WHAT NEEDS TO BE DONE >>
Pull every "this" line out of the data below.

EXERCISE INPUT >>
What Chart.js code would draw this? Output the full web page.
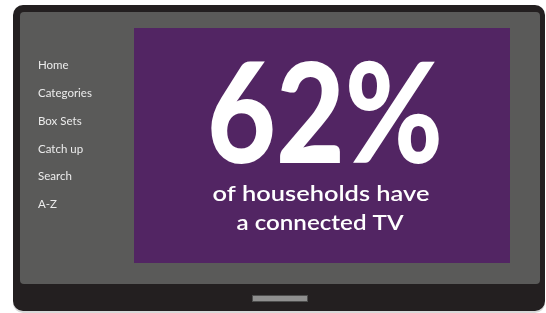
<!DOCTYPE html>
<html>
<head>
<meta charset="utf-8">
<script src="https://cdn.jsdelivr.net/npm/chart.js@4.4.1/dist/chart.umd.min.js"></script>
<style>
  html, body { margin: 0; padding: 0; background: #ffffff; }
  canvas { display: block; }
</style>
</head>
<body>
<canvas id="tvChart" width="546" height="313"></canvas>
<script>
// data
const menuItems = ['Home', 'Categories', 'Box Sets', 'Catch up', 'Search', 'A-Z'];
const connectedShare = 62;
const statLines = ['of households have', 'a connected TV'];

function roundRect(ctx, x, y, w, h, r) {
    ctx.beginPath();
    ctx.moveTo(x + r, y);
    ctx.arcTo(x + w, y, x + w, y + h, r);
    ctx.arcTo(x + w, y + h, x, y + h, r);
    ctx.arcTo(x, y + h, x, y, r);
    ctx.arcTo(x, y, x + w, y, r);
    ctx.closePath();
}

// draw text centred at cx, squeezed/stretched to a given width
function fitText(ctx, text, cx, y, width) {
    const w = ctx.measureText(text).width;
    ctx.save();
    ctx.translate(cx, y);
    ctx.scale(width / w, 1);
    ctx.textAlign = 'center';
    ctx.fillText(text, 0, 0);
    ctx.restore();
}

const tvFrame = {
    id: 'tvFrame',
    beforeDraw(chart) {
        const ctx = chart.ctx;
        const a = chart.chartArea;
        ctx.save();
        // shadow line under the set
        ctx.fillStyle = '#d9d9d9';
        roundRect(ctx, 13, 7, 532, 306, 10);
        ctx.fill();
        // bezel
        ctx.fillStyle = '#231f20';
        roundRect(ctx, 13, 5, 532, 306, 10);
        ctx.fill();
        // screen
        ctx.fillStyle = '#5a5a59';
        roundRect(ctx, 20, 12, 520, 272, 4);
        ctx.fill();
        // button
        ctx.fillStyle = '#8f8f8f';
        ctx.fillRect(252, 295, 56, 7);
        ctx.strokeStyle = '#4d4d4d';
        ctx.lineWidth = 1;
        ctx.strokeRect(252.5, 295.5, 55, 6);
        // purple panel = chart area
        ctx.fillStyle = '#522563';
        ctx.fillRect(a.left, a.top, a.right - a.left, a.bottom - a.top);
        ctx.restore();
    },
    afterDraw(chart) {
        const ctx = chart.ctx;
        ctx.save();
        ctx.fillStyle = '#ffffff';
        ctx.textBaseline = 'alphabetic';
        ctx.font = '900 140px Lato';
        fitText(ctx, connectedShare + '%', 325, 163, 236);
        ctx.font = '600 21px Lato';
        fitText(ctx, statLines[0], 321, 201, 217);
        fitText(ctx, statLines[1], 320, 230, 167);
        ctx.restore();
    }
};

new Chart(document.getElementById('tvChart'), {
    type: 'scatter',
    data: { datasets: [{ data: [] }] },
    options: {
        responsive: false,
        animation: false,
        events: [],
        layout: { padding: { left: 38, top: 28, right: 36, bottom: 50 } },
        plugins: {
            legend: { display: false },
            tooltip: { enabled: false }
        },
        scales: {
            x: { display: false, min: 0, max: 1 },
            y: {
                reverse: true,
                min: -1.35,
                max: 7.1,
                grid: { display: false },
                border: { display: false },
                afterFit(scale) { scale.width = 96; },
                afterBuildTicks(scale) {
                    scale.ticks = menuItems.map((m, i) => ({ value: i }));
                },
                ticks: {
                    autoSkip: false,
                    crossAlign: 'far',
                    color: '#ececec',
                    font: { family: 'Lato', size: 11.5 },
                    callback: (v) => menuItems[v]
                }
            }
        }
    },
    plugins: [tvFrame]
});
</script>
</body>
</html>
* * *
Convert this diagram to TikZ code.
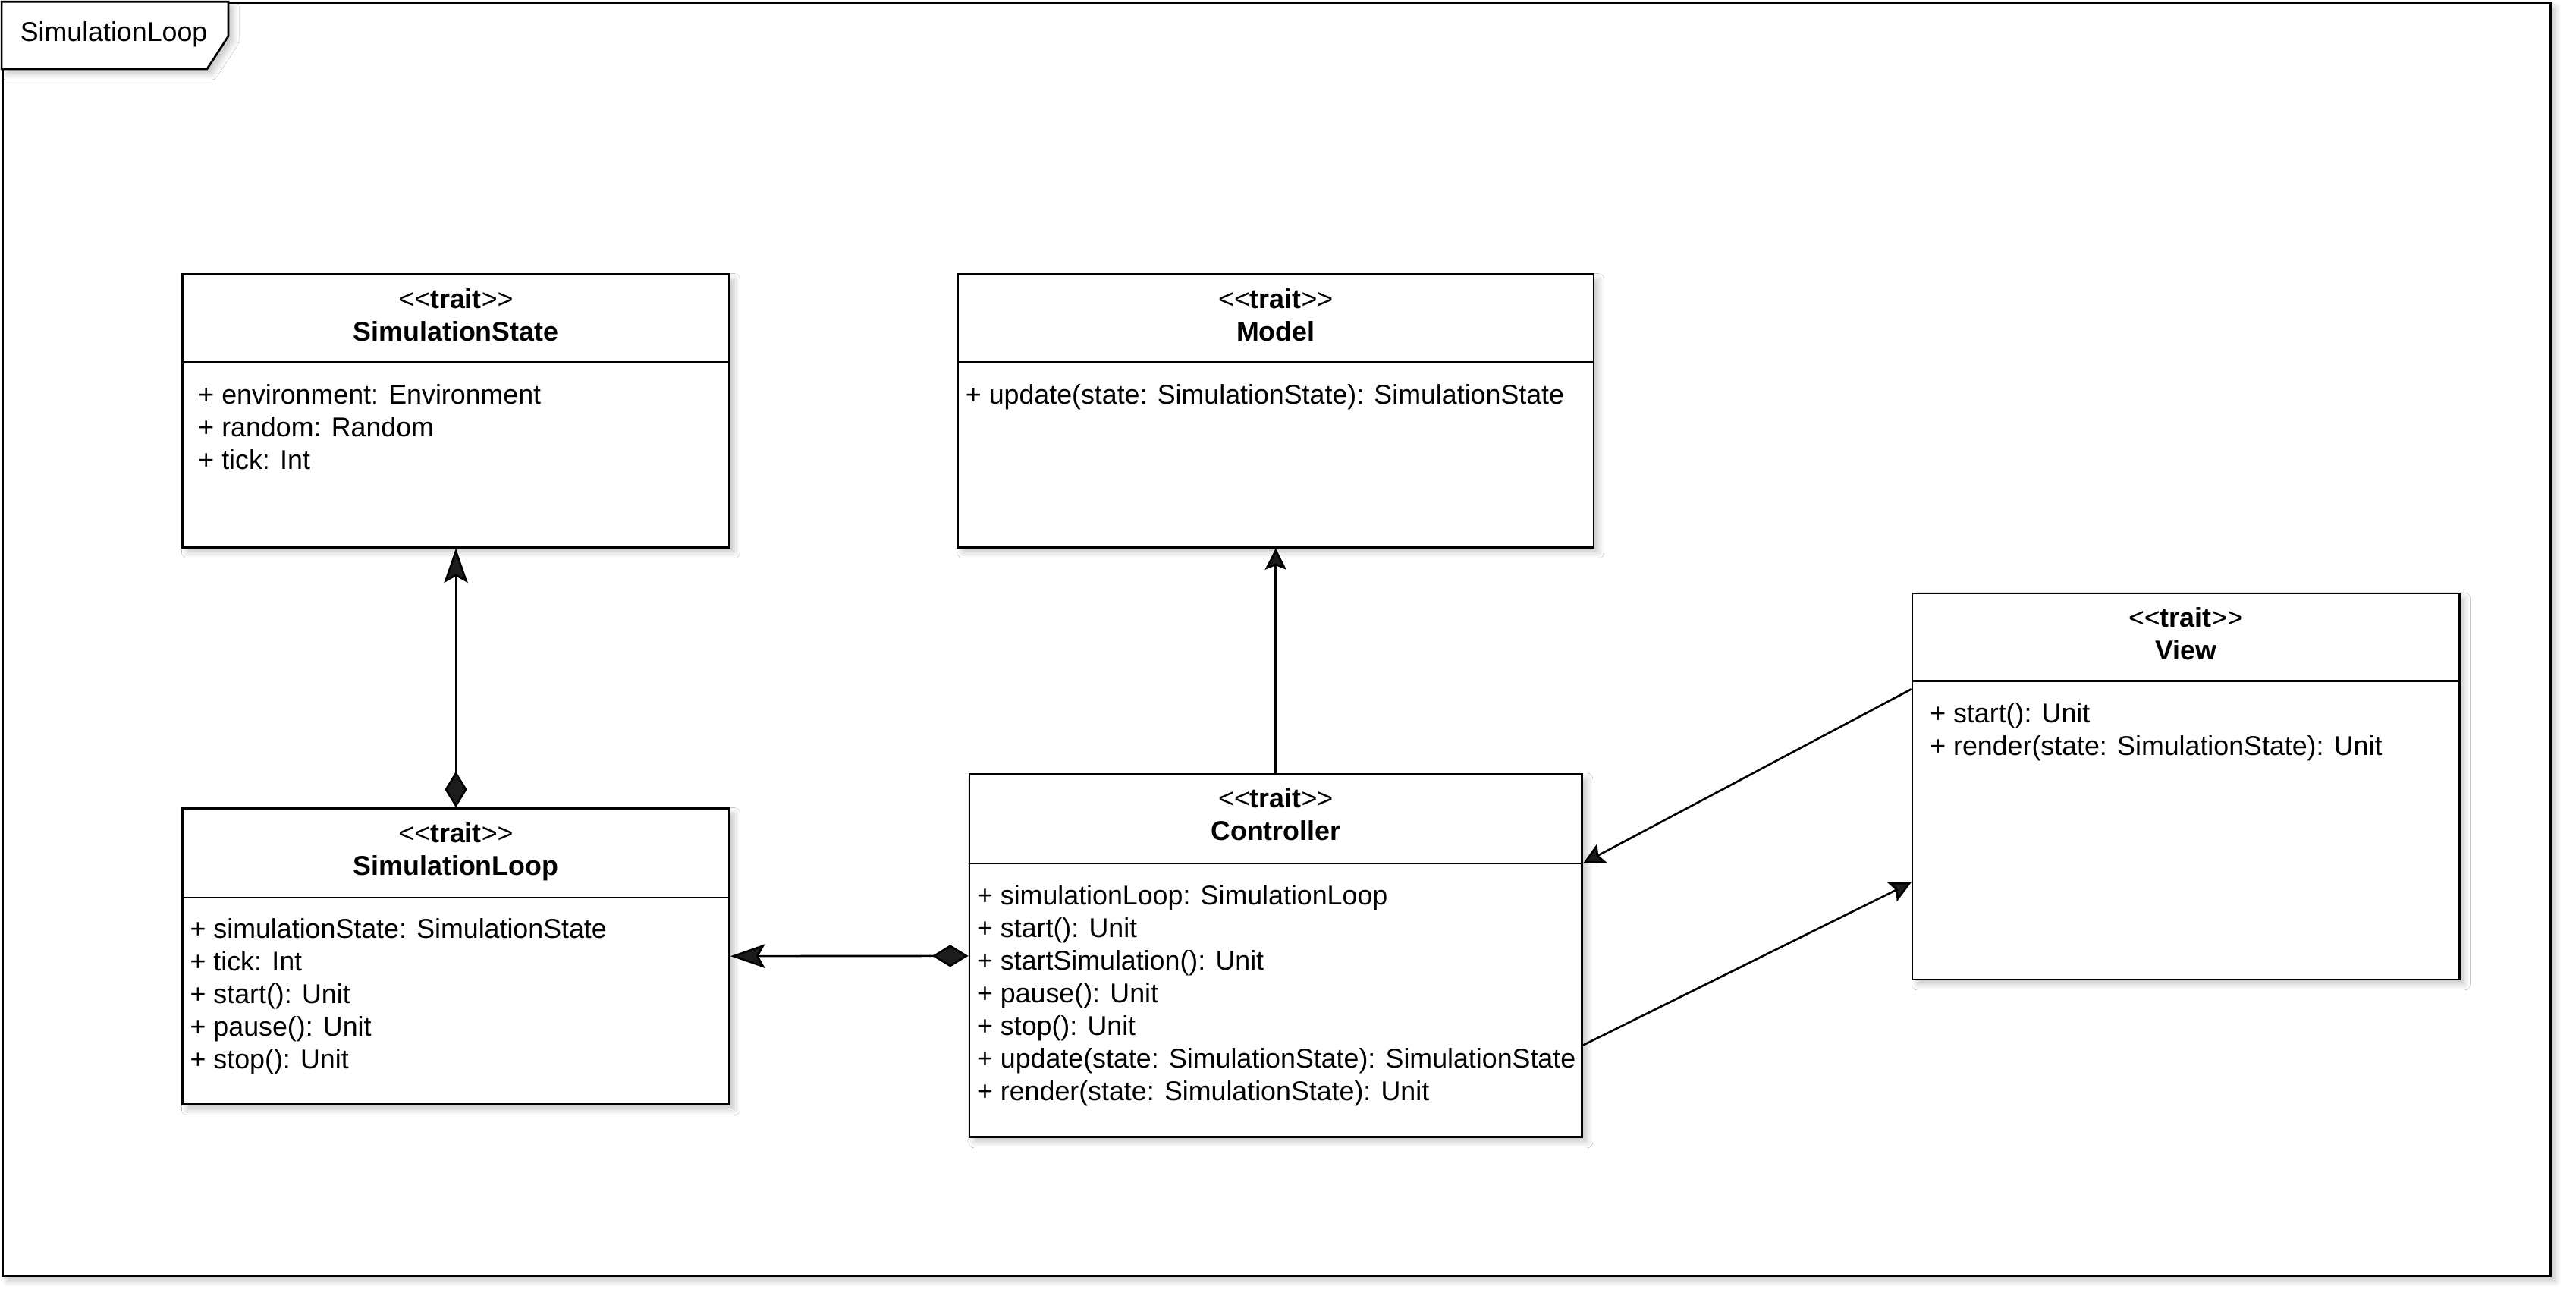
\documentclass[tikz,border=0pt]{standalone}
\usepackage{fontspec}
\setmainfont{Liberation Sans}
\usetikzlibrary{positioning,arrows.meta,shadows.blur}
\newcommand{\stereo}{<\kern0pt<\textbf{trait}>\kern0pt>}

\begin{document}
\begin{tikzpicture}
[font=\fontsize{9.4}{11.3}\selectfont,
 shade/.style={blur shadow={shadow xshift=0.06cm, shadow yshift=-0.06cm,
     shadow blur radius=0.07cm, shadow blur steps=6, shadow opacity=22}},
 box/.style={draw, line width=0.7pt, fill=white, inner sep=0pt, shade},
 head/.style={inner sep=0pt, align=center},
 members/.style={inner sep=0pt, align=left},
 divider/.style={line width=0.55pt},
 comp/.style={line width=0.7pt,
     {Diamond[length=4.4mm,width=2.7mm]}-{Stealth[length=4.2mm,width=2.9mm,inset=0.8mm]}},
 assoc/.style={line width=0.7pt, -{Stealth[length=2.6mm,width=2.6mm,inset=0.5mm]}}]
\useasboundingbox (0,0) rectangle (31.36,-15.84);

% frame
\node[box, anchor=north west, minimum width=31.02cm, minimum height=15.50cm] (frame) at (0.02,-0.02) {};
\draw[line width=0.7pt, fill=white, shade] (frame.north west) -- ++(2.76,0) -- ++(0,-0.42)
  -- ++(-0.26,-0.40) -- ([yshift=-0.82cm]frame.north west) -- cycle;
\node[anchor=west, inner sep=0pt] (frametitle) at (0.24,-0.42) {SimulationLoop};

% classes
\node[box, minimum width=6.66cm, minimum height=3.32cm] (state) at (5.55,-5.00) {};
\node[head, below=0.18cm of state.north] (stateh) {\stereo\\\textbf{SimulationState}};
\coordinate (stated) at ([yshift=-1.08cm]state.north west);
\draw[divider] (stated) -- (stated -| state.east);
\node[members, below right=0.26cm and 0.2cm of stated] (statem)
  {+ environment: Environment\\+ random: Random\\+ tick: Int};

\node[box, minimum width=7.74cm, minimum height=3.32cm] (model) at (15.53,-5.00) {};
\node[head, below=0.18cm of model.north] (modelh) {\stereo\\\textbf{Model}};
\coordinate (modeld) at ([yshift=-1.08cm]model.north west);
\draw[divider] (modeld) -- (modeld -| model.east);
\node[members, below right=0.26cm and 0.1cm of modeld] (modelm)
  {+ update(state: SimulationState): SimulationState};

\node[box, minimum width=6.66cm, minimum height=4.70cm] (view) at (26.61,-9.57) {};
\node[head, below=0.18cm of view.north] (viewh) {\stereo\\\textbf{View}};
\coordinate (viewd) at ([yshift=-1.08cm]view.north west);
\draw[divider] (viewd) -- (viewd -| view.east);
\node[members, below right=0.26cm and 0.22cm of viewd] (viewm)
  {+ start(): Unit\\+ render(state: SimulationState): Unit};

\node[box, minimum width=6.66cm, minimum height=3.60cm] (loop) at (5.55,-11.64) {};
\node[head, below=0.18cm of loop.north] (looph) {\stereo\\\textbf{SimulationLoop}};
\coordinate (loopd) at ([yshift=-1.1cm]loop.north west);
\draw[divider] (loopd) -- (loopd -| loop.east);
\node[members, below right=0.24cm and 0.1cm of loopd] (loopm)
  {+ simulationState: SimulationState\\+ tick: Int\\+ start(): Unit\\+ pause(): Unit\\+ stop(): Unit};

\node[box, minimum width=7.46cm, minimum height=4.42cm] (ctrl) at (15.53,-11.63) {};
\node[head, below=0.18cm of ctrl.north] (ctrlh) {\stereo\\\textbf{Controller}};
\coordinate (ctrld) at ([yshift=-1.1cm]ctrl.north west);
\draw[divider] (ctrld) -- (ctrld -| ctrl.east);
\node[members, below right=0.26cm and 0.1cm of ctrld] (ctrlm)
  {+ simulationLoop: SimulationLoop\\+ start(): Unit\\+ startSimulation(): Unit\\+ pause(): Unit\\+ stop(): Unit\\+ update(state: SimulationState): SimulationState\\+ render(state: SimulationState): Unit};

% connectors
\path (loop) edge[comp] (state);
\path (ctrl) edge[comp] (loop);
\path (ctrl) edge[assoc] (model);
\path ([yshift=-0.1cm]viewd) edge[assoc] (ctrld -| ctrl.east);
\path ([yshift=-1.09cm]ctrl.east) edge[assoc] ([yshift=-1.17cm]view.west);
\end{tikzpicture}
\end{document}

TASK ANSWER >>
What Chart.js code would draw this? Output the full web page.
Convert this diagram to TikZ code.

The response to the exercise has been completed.